Each column contains one basis vector.

### Basic visualization with ``Nilearn``

[Nilearn](https://nilearn.github.io/stable/index.html) offers a quick and easy way to plot them using `plot_markers`. For this, we need the center coordinates of each region in the parcellation in MNI space. For your convenience, they have been already computed and can be easily retrieved with the `get_lausanne2018_parcellation_mni_coords(scale)` utility function of CMP3.

In [None]:
from cmtklib.data.parcellation.util import get_lausanne2018_parcellation_mni_coords

In [None]:
# load coordinates with the utility function provided by CMP3
coords_ctx = get_lausanne2018_parcellation_mni_coords('scale3')
# plot
plotting.plot_markers(G_fd.U[:,1], coords_ctx)

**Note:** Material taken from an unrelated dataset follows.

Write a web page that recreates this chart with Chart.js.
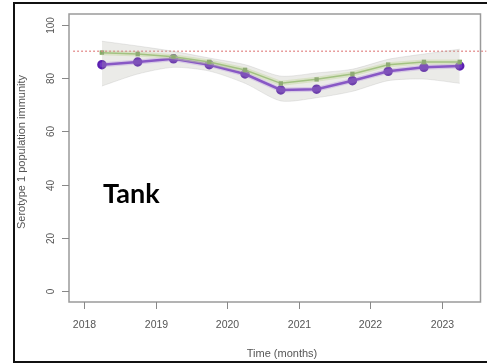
<!DOCTYPE html>
<html>
<head>
<meta charset="utf-8">
<script src="https://cdn.jsdelivr.net/npm/chart.js@4"></script>
<style>
  html, body { margin: 0; padding: 0; background: #fff; }
  canvas { display: block; }
</style>
</head>
<body>
<canvas id="c" width="487" height="364"></canvas>
<script>
// Sampling times (years, half-yearly)
const times = [2018.25, 2018.75, 2019.25, 2019.75, 2020.25, 2020.75, 2021.25, 2021.75, 2022.25, 2022.75, 2023.25];
// Modelled population immunity (%)
const immunityModel = [89.5, 89, 88, 86, 83, 78, 79.5, 81.5, 85, 86, 86];
// Observed / estimated population immunity (%)
const immunityObserved = [85, 86, 87.2, 85, 81.5, 75.5, 75.8, 79, 82.5, 84, 84.5];
// Uncertainty band around the model (%)
const bandUpper = [93.8, 92, 90, 87.5, 85, 80.7, 81.9, 83.3, 87, 89, 90.8];
const bandLower = [77, 81.5, 84, 82.6, 78, 71.4, 72.6, 75, 79, 79.6, 78];
// Target immunity threshold (%)
const targetLevel = 90;
// Axis ticks
const yTicks = [0, 20, 40, 60, 80, 100];
const xTicks = [2018, 2019, 2020, 2021, 2022, 2023];

const pts = arr => times.map((t, i) => ({ x: t, y: arr[i] }));

const frame = {
  id: 'frame',
  afterDraw(chart) {
    const { ctx, chartArea: a, scales: { x, y } } = chart;
    ctx.save();
    // outer panel border
    ctx.strokeStyle = '#111';
    ctx.lineWidth = 2;
    ctx.strokeRect(14, 3, 490, 359);
    // plot box
    ctx.strokeStyle = '#9a9a9a';
    ctx.lineWidth = 1.5;
    ctx.strokeRect(a.left, a.top, a.right - a.left, a.bottom - a.top);

    ctx.fillStyle = '#555';
    ctx.strokeStyle = '#888';
    ctx.lineWidth = 1;
    ctx.font = '10px "Liberation Sans", Arial, sans-serif';
    // y ticks and rotated labels
    yTicks.forEach(v => {
      const py = Math.round(y.getPixelForValue(v)) + 0.5;
      ctx.beginPath();
      ctx.moveTo(a.left - 7, py);
      ctx.lineTo(a.left, py);
      ctx.stroke();
      ctx.save();
      ctx.translate(51, py);
      ctx.rotate(-Math.PI / 2);
      ctx.textAlign = 'center';
      ctx.textBaseline = 'middle';
      ctx.fillText(String(v), 0, 0);
      ctx.restore();
    });
    // x ticks and labels
    ctx.textAlign = 'center';
    ctx.textBaseline = 'middle';
    ctx.font = '10.5px "Liberation Sans", Arial, sans-serif';
    xTicks.forEach(v => {
      const px = Math.round(x.getPixelForValue(v)) + 0.5;
      ctx.beginPath();
      ctx.moveTo(px, a.bottom);
      ctx.lineTo(px, a.bottom + 7);
      ctx.stroke();
      ctx.fillText(String(v), px, 325);
    });
    // axis titles
    ctx.font = '11px "Liberation Sans", Arial, sans-serif';
    ctx.fillText('Time (months)', 282, 354);
    ctx.save();
    ctx.translate(22, 152);
    ctx.rotate(-Math.PI / 2);
    ctx.fillText('Serotype 1 population immunity', 0, 0);
    ctx.restore();
    // panel label
    ctx.fillStyle = '#000';
    ctx.font = 'bold 27px Lato, "Open Sans", sans-serif';
    ctx.textAlign = 'left';
    ctx.textBaseline = 'alphabetic';
    ctx.fillText('Tank', 103, 203);
    ctx.restore();
  }
};

new Chart(document.getElementById('c'), {
  type: 'line',
  data: {
    datasets: [
      {
        data: pts(bandUpper),
        borderColor: 'rgba(150,150,150,0.2)',
        borderWidth: 1,
        backgroundColor: 'rgba(170,172,160,0.24)',
        pointRadius: 0,
        fill: '+1',
        tension: 0.25
      },
      {
        data: pts(bandLower),
        borderColor: 'rgba(150,150,150,0.2)',
        borderWidth: 1,
        pointRadius: 0,
        fill: false,
        tension: 0.25
      },
      {
        data: [{ x: 2017.85, y: targetLevel }, { x: 2023.62, y: targetLevel }],
        borderColor: '#e08080',
        borderWidth: 1.5,
        borderDash: [1.5, 2.5],
        pointRadius: 0,
        fill: false,
        clip: false
      },
      {
        // soft halo under the model line
        data: pts(immunityModel),
        borderColor: 'rgba(205,228,160,0.45)',
        borderWidth: 5,
        borderCapStyle: 'round',
        pointRadius: 0,
        fill: false
      },
      {
        data: pts(immunityModel),
        borderColor: '#7db35a',
        borderWidth: 1.5,
        pointRadius: 2,
        pointStyle: 'rect',
        pointBackgroundColor: '#4f7d3a',
        pointBorderColor: '#4f7d3a',
        fill: false
      },
      {
        // soft halo under the observed line
        data: pts(immunityObserved),
        borderColor: 'rgba(170,110,240,0.3)',
        borderWidth: 5,
        borderCapStyle: 'round',
        pointRadius: 0,
        fill: false
      },
      {
        data: pts(immunityObserved),
        borderColor: '#6a2bc4',
        borderWidth: 2.5,
        pointRadius: 3.5,
        pointBackgroundColor: '#5a1fb0',
        pointBorderColor: '#5a1fb0',
        fill: false
      }
    ]
  },
  options: {
    responsive: false,
    animation: false,
    devicePixelRatio: 1,
    layout: { padding: { left: 69, top: 14, right: 5, bottom: 62 } },
    plugins: { legend: { display: false }, tooltip: { enabled: false } },
    scales: {
      x: { type: 'linear', display: false, min: 2017.79, max: 2023.54 },
      y: { type: 'linear', display: false, min: -4, max: 104 }
    }
  },
  plugins: [frame]
});
</script>
</body>
</html>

### Advanced visualization with ``Nilearn``

A prettier version is to plot the connectome harmonics on a brain surface using Nilearn `plot_surf_roi()`. For your convenience, a multiple view plot can be easily generated and saved with the `plot_lausanne2018_surface_ctx()` of the `cmtklib.data.parcellation.viz` module of CMP3, by specifying the scale to use.

These figures take a few minutes to generate, so you might need to be a bit patient.

In [None]:
from cmtklib.data.parcellation.viz import plot_lausanne2018_surface_ctx

In [None]:
plot_lausanne2018_surface_ctx(G_fd.U[:,1], scale='scale3', save_fig=True)

Pretty, right? This concludes the tutorial.

## Want to learn more about connectome harmonics?

Here are some references:

- Human brain networks function in connectome-specific harmonic waves (Atasoy et al., 2016, [link](https://www.nature.com/articles/ncomms10340)): Landmark paper that first applied graph signal processing to brain connectivity.

- Functional harmonics reveal multi-dimensional basis functions underlying cortical organization (Glomb et al., 2021, [link](https://doi.org/10.1016/j.celrep.2021.109554)): Connectome harmonics of functional connectivity.

- The connectome spectrum as a canonical basis for a sparse representation of fast brain activity (Rué-Queralt et al., 2021, [link](10.1016/j.neuroimage.2021.118611)): EEG and connectome harmonics.